In the Žemaičiai dialect the subsystem of the phonological word-stress is opposed at present to the subsystem of subphonemic delimitative word-stress whose characteristic feature is its shif­ting onto the preceding preposition. Synchronically it is impossible to foresee what words will have phonological word-stress and what words will have subphonemic stress, because these two types of stress are not in complementary distribution; ср. Acc. Sg. ãkẹ (eye) and Instr. Sg. àkẹ̀. It is charac­teristic of subphonemic word-stress that it is realized in the form of a certain phonetic syllable-stress. When a stressed syllable is followed by a long syllable, a certain phonetic syllable-stress is also characteristic of the subsystem of phonological word-stress. In the subsystem of phonological word-stress the stressed syllable has the oppositions of acute and circumflex intonations. In the subsystem of subphonemic word-stress the opposition of intonations is not found, with the excep­tion of those dialects which show a tendency to phonologize phonetic syllable-stress. There may be observed two tendencies in the North and North-west Žemaičiai dialects: a tendency to strengthen the subsystem of phonological word-stress (in the subsystem of subphonemic stress the opposition of intonations develops in stressed syllables) and a tendency to phonologize syllable-stress. Both tendencies lead to phonological word-stress.

The development of phonological word-stress in Latvian must have also been connected with the phonologization of syllable-stress.

In the Žemaičiai dialect dynamic word-stress combines with musical syllable-stress and with well developed phonetic syllable-stress. Intonations are opposed here as high (acute) — low (circumflex). An attempt is made in the article to discover the possible causes of stress retraction in the Žemaičiai dialect of the Lithuanian language.

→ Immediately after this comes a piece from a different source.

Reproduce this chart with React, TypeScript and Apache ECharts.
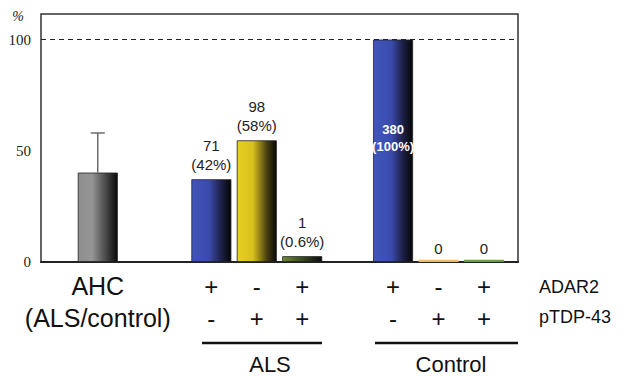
import React, { useEffect, useRef } from "react";
import * as echarts from "echarts";

// ---- data ----
const barKeys = ["AHC", "ALS +/-", "ALS -/+", "ALS +/+", "Control +/-", "Control -/+", "Control +/+"];
const barValues = [40.2, 37.2, 54.7, 2.6, 100, 1, 1];
const ahcErrorHigh = 58;
const adar2Row = ["", "+", "-", "+", "+", "-", "+"];
const ptdpRow = ["", "-", "+", "+", "-", "+", "+"];
const countLabels = ["", "71\n(42%)", "98\n(58%)", "1\n(0.6%)", "380\n(100%)", "0", "0"];
// slot layout of the category axis (gaps are blank spacer slots)
const slotLayout = [
  "gap", "gap", "AHC", "gap", "gap", "gap", "gap",
  "ALS +/-", "gap", "ALS -/+", "gap", "ALS +/+", "gap", "gap", "gap",
  "Control +/-", "gap", "Control -/+", "gap", "Control +/+", "gap",
];
const yTicks = [0, 50, 100];
const yMax = 111.5;

const SANS = "Liberation Sans, Arial, sans-serif";
const SERIF = "Liberation Serif, Times New Roman, DejaVu Serif, serif";

const grad = (stops: [number, string][]) => ({
  type: "linear",
  x: 0, y: 0, x2: 1, y2: 0,
  colorStops: stops.map(([offset, color]) => ({ offset, color })),
});

const barFills = [
  grad([[0, "#8e8e8e"], [0.35, "#959595"], [0.7, "#4a4a4a"], [1, "#0a0a0a"]]),
  grad([[0, "#4154b8"], [0.45, "#3a4aaa"], [0.75, "#1d2048"], [1, "#060606"]]),
  grad([[0, "#ead024"], [0.4, "#d8c11e"], [0.75, "#4c4210"], [1, "#080808"]]),
  grad([[0, "#6f8c3a"], [0.5, "#3c4a20"], [1, "#0a0a0a"]]),
  grad([[0, "#4157bc"], [0.45, "#3a4cae"], [0.75, "#1d2048"], [1, "#060606"]]),
  "#f2b864",
  "#6c9c40",
];

export default function App() {
  const ref = useRef<HTMLDivElement>(null);
  useEffect(() => {
    if (!ref.current) return;
    const chart = echarts.init(ref.current, undefined, { renderer: "svg" });
    let gapId = 0;
    const categories = slotLayout.map((s) => (s === "gap" ? `_gap${gapId++}` : s));

    const barData = barKeys.map((k, i) => {
      const isInside = i === 4;
      return {
        value: [k, barValues[i]],
        itemStyle: {
          color: barFills[i],
          borderColor: i >= 5 ? "transparent" : "#222",
          borderWidth: i >= 5 ? 0 : 0.8,
        },
        label: {
          show: countLabels[i] !== "",
          formatter: countLabels[i],
          position: isInside ? "inside" : "top",
          offset: isInside ? [0, -13] : [0, 0],
          distance: i >= 5 ? 2 : 5,
          color: isInside ? "#ffffff" : "#222",
          fontWeight: isInside ? "bold" : "normal",
          fontFamily: SANS,
          fontSize: isInside ? 13 : 15,
          lineHeight: isInside ? 17 : 19,
          align: "center",
        },
      };
    });

    chart.setOption({
      animation: false,
      backgroundColor: "#ffffff",
      grid: {
        left: 41, right: 112, top: 14, bottom: 114,
        show: true, borderColor: "#333", borderWidth: 1.5,
        containLabel: false, outerBoundsMode: "none",
      },
      xAxis: {
        type: "category",
        data: categories,
        axisLine: { show: true, lineStyle: { color: "#222", width: 2 } },
        axisTick: { show: false },
        splitLine: { show: false },
        axisLabel: {
          interval: 0,
          margin: 8,
          formatter: (val: string) => {
            const idx = barKeys.indexOf(val);
            if (idx === 0) return "{a|AHC}\n{a|(ALS/control)}";
            if (idx > 0) return `{s|${adar2Row[idx]}}\n{s|${ptdpRow[idx]}}`;
            return "";
          },
          rich: {
            a: { fontFamily: SANS, fontSize: 25, lineHeight: 32, color: "#111" },
            s: { fontFamily: SANS, fontSize: 24, lineHeight: 32, color: "#111" },
          },
        },
      },
      yAxis: {
        type: "value",
        min: 0,
        max: yMax,
        interval: 50,
        axisLine: { show: false },
        axisTick: { show: false },
        splitLine: { show: false },
        axisLabel: {
          margin: 10,
          fontFamily: SERIF,
          fontSize: 15,
          color: "#222",
          formatter: (v: number) => (yTicks.includes(v) ? String(v) : ""),
        },
      },
      series: [
        {
          type: "bar",
          barWidth: 40,
          data: barData,
          markLine: {
            silent: true,
            symbol: "none",
            label: { show: false },
            lineStyle: { color: "#222", width: 1, type: [5, 4] },
            data: [{ yAxis: 100 }],
          },
        },
        {
          type: "custom",
          data: [[barKeys[0], barValues[0], ahcErrorHigh]],
          renderItem: (params: any, api: any) => {
            const base = api.coord([api.value(0), api.value(1)]);
            const top = api.coord([api.value(0), api.value(2)]);
            const cx = base[0];
            const style = { stroke: "#555", lineWidth: 1.3 };
            return {
              type: "group",
              children: [
                { type: "line", shape: { x1: cx, y1: base[1], x2: cx, y2: top[1] }, style },
                { type: "line", shape: { x1: cx - 7, y1: top[1], x2: cx + 7, y2: top[1] }, style },
              ],
            };
          },
          z: 5,
        },
      ],
      graphic: [
        { type: "text", x: 18, y: 16, style: { text: "%", fontFamily: SERIF, fontSize: 14, fontStyle: "italic", fill: "#222", textAlign: "center", textVerticalAlign: "middle" } },
        { type: "text", x: 539, y: 287, style: { text: "ADAR2", fontFamily: SANS, fontSize: 18, fill: "#111", textVerticalAlign: "middle" } },
        { type: "text", x: 539, y: 317, style: { text: "pTDP-43", fontFamily: SANS, fontSize: 18, fill: "#111", textVerticalAlign: "middle" } },
        { type: "line", shape: { x1: 202, y1: 343, x2: 322, y2: 343 }, style: { stroke: "#111", lineWidth: 2.5 } },
        { type: "line", shape: { x1: 375, y1: 343, x2: 518, y2: 343 }, style: { stroke: "#111", lineWidth: 2.5 } },
        { type: "text", x: 270, y: 364, style: { text: "ALS", fontFamily: SANS, fontSize: 22, fill: "#111", textAlign: "center", textVerticalAlign: "middle" } },
        { type: "text", x: 451, y: 364, style: { text: "Control", fontFamily: SANS, fontSize: 22, fill: "#111", textAlign: "center", textVerticalAlign: "middle" } },
      ],
    });
    return () => chart.dispose();
  }, []);
  return (
    <div
      ref={ref}
      style={{ position: "fixed", left: 0, top: 0, width: 630, height: 376, background: "#fff" }}
    />
  );
}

We may suppose Lithuanian had at one time musical stress. Evidently words with acute syl­lables were opposed to words with circumflex syllables as words of high tone to words of low tone. Evidently the prehistoric realization of acute as high tone and circumflex as low tone as described above may explain certain differences in the realizations of acute on the form of falling in­tonation in Lithuanian and in the form of even (rising) intonations in Latvian, Prussian and the Slavonic languages: it may also explain the realization of circumflex in the form of rising intonation in Lithuanian and in the form of falling intonation in Latvian, Prussian and the Slavonic languages.